• _Instructions to follow_
In the data below, find each line containing the string "this" and return it.
* BEGIN Supplied data *
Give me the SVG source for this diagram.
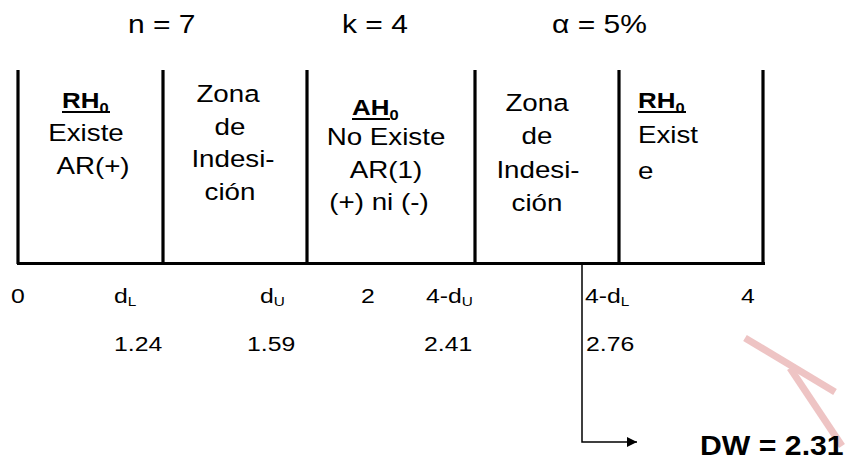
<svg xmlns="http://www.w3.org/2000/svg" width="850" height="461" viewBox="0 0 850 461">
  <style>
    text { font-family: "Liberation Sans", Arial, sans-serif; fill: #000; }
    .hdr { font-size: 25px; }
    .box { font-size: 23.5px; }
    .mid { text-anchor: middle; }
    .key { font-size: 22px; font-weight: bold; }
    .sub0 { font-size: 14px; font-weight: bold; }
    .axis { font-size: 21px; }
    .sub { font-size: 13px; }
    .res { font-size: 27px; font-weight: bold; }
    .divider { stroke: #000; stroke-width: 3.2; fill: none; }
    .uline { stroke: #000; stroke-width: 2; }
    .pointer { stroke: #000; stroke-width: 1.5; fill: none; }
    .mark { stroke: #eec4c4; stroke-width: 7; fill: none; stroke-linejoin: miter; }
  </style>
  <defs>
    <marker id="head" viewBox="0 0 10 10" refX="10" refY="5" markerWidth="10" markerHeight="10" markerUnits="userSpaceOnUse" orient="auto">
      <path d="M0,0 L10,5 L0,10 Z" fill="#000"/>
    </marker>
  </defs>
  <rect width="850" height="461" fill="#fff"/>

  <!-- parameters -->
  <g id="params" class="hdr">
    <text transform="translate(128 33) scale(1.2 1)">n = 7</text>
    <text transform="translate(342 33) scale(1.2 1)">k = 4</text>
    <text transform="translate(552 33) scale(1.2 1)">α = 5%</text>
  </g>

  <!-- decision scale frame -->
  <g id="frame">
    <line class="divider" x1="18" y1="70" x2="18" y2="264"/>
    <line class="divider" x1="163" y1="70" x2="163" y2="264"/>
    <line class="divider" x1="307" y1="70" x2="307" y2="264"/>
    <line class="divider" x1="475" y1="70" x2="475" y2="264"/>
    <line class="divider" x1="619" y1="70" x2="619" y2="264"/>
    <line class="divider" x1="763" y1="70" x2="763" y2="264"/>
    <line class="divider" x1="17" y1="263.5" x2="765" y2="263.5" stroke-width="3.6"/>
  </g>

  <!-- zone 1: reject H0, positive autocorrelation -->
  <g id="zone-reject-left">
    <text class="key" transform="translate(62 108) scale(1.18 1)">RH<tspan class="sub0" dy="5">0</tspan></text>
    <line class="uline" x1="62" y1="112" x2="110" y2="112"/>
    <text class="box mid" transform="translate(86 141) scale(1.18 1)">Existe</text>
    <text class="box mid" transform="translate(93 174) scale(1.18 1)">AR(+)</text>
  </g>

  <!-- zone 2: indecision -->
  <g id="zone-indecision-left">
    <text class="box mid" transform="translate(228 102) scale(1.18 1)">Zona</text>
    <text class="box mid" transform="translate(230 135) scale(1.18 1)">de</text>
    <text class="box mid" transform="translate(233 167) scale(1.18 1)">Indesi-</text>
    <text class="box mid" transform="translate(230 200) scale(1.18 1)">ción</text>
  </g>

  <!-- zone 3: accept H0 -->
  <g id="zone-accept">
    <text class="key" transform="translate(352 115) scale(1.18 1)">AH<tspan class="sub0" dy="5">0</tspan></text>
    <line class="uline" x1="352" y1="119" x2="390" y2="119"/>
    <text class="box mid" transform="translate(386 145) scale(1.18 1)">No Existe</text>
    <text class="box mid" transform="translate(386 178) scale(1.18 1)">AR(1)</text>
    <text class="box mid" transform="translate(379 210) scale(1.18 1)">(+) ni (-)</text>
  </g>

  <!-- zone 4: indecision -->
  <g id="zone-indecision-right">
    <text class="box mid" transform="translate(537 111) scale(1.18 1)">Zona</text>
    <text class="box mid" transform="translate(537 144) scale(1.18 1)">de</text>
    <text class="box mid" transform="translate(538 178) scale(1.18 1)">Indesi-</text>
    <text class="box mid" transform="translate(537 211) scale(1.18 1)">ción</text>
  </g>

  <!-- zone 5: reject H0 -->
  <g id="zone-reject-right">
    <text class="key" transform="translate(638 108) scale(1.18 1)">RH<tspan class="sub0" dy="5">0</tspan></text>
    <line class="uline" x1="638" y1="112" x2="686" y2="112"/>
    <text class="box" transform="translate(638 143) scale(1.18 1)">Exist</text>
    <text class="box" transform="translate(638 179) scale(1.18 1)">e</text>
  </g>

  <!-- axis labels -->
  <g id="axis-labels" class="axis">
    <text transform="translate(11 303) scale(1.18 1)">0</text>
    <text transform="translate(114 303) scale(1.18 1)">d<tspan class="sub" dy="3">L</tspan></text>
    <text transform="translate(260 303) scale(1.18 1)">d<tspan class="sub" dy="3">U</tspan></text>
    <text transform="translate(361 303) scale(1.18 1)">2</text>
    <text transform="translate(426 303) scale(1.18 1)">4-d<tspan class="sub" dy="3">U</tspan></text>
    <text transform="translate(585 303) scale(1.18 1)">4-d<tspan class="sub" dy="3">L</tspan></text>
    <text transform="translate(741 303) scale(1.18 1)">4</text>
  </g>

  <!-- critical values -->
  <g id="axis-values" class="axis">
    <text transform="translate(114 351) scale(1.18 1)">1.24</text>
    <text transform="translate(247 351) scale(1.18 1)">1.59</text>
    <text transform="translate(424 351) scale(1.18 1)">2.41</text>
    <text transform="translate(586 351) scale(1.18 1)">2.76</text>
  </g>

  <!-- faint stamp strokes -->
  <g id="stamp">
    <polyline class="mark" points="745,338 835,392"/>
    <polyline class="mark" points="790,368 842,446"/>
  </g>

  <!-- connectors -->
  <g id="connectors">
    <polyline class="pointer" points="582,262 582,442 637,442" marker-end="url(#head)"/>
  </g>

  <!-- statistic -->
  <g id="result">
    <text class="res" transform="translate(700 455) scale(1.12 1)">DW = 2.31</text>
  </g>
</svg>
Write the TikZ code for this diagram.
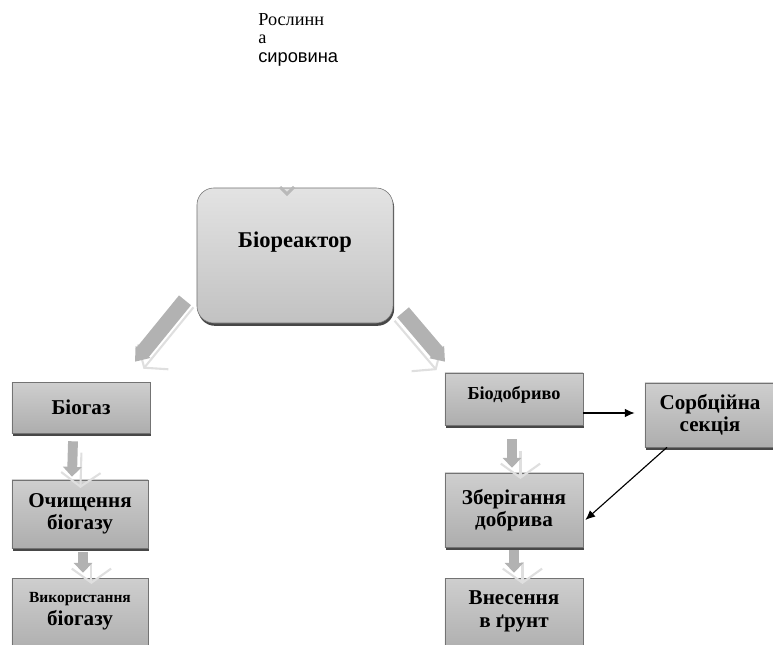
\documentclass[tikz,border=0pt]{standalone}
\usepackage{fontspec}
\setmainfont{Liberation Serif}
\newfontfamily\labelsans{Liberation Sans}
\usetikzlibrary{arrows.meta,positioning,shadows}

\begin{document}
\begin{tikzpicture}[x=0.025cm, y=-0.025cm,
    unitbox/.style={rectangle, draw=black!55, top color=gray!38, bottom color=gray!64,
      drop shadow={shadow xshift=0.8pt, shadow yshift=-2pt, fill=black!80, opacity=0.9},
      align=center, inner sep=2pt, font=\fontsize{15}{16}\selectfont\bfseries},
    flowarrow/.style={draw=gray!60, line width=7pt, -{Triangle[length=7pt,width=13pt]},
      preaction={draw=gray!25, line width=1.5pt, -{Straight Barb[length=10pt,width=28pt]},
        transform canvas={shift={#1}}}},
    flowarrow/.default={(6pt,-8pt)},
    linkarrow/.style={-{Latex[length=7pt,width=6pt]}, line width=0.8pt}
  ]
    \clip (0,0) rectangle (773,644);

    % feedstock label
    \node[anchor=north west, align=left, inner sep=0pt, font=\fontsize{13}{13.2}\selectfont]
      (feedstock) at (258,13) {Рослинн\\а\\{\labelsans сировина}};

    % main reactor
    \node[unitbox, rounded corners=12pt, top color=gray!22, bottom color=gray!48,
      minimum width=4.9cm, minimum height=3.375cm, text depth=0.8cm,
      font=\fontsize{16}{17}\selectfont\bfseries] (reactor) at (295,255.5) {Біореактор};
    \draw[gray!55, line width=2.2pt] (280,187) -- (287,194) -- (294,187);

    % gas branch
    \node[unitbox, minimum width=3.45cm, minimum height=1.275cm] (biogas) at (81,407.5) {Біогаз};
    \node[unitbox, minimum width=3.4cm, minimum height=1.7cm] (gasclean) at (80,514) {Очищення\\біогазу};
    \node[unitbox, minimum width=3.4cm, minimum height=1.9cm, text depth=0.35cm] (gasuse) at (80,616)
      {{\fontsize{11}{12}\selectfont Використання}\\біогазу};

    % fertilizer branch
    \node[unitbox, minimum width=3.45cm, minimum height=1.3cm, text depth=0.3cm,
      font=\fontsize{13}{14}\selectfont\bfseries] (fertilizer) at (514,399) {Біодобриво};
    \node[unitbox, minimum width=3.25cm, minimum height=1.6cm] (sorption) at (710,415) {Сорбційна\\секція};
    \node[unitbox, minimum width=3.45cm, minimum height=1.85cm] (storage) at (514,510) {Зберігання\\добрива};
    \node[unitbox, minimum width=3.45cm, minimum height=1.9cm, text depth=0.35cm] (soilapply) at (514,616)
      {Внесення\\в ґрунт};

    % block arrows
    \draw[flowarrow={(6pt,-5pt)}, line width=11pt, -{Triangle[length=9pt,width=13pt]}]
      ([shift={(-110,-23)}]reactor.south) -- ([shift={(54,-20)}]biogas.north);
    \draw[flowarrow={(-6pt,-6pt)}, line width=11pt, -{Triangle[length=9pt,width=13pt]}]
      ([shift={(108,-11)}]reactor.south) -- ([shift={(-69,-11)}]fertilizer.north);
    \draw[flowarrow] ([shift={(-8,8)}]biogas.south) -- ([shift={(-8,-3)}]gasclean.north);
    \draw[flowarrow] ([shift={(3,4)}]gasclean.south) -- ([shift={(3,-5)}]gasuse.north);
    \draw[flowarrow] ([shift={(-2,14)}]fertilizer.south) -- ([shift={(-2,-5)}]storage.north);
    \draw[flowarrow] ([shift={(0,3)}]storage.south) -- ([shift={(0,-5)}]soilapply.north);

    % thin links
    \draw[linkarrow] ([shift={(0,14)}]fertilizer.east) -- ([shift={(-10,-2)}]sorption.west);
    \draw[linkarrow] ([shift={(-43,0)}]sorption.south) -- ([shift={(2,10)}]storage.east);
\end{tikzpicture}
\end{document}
* END Supplied data *
• _Task answer_
Give me the SVG source for this diagram.
Write the TikZ code for this diagram.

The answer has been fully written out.